- Parent company: Damont Records
- Founded: 1972
- Status: Defunct
- Genre: Various
- Country of origin: U.K.

= Stereo Gold Award =

Defunct British budget record label

Stereo Gold Award was a budget label record label owned by producer Dave Miller. It released many budget and exploito type recordings during the 1970s. It was one of the last of Muller's major business ventures.

==Background==
The label was a U.K. based label, and owned by Miller who also owned Distribution Direct. The parent company was Damont Records. The records were distributed in the U.K. by Record Merchandisers. It was announced in the August 8, 1970 edition of Billboard that the label was to be launched in mid September of that year by the U.K. Rack Consortium. The records were to be priced at $1.50 each and were to be manufactured by PYE which was a partner in the consortium. Most of the material would be sourced from the U.S. based Damill catalogue. In the U.K, Damill recordings were currently being released by PYE's subsidiary Marble Arch.

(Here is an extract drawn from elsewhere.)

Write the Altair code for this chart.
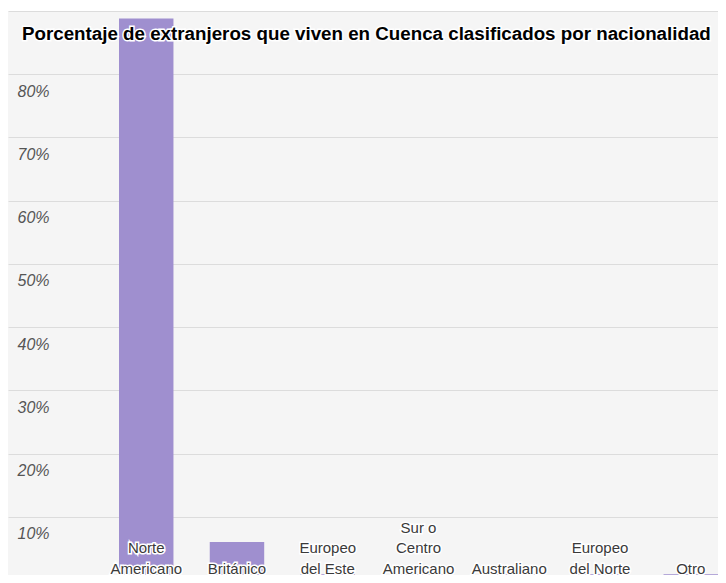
import altair as alt
import pandas as pd

categories = ["Norte\nAmericano", "Británico", "Europeo\ndel Este", "Sur o\nCentro\nAmericano",
              "Australiano", "Europeo\ndel Norte", "Otro"]
values = [88.8, 6.0, 0.9, 0.9, 0.9, 0.9, 0.9]
y_ticks = [10, 20, 30, 40, 50, 60, 70, 80, 90]
title_text = ["Porcentaje de extranjeros que viven en Cuenca clasificados por nacionalidad"]

# lines listed bottom-up so that every label's last line sits on the same baseline
labels = ["\n".join(reversed(c.split("\n"))) for c in categories]

df = pd.DataFrame({"cat": categories, "pct": values, "lab": labels})
tdf = pd.DataFrame({"t": title_text})

W, H = 710, 564

xscale = alt.Scale(paddingInner=0.4, paddingOuter=0.6115, align=1.0)
x = alt.X("cat:N", sort=None, axis=None, scale=xscale)
y = alt.Y(
    "pct:Q",
    scale=alt.Scale(domain=[0.8, 90], nice=False, zero=False),
    axis=alt.Axis(
        values=y_ticks, title=None, domain=False, ticks=False, tickSize=0,
        labelAlign="left", labelBaseline="top", labelPadding=-9, labelOffset=9,
        labelFont="Liberation Sans", labelFontStyle="italic", labelFontSize=16,
        labelColor="#555555", labelFlush=False, labelOverlap=False,
        labelExpr="datum.value >= 90 ? '' : datum.value + '%'",
        gridColor="#dcdcdc", gridWidth=1,
    ),
)

bars = alt.Chart(df).mark_bar(color="#9f8fcf", clip=True).encode(x=x, y=y)

lab_kw = dict(lineBreak="\n", baseline="alphabetic", align="center", fontSize=15,
              font="Liberation Sans", lineHeight=-20.5)
labels_back = alt.Chart(df).mark_text(stroke="white", strokeWidth=3, color="white", **lab_kw).encode(
    x=x, y=alt.value(H - 1.5), text="lab:N")
labels_front = alt.Chart(df).mark_text(color="#3a3a3a", **lab_kw).encode(
    x=x, y=alt.value(H - 1.5), text="lab:N")

t_kw = dict(align="left", baseline="alphabetic", fontSize=18.75, fontWeight="bold",
            font="Liberation Sans")
title_back = alt.Chart(tdf).mark_text(stroke="white", strokeWidth=3, color="white", **t_kw).encode(
    x=alt.value(14), y=alt.value(29), text="t:N")
title_front = alt.Chart(tdf).mark_text(color="#000000", **t_kw).encode(
    x=alt.value(14), y=alt.value(29), text="t:N")

chart = alt.layer(bars, labels_back, labels_front, title_back, title_front).properties(
    width=W, height=H,
    autosize=alt.AutoSizeParams(type="none"),
    padding={"left": 0, "top": 3, "right": 0, "bottom": 0},
    background="white",
).configure_view(fill="#f5f5f5", strokeWidth=0)

chart.save("out.html", embed_options={"renderer": "svg", "actions": False})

===Relationship with Woolworths===

By July 1974, five million Damont produced Stereo Gold Award albums had been sold via Woolworths since they had started selling them. In recognition of the level reached, Damont MD Monty Presky presented Woolworths buyer Bob Egerton with a gold disk.
In 1979, retail chain F.W. Woolworth replaced Stereo Gold Award records that it was selling exclusively with their own brand / record label, Chevron. They had already been selling Chevron cassettes since 1977, so the arrival of the records would complement the cassettes. In a Billboard article dated February 17, 1979, Damont's MD Monty Presky was quoted as saying Woolworths would concentrate on a higher priced repertoire in the future and building its custom pressing business. He also said that it was a disappointment for them.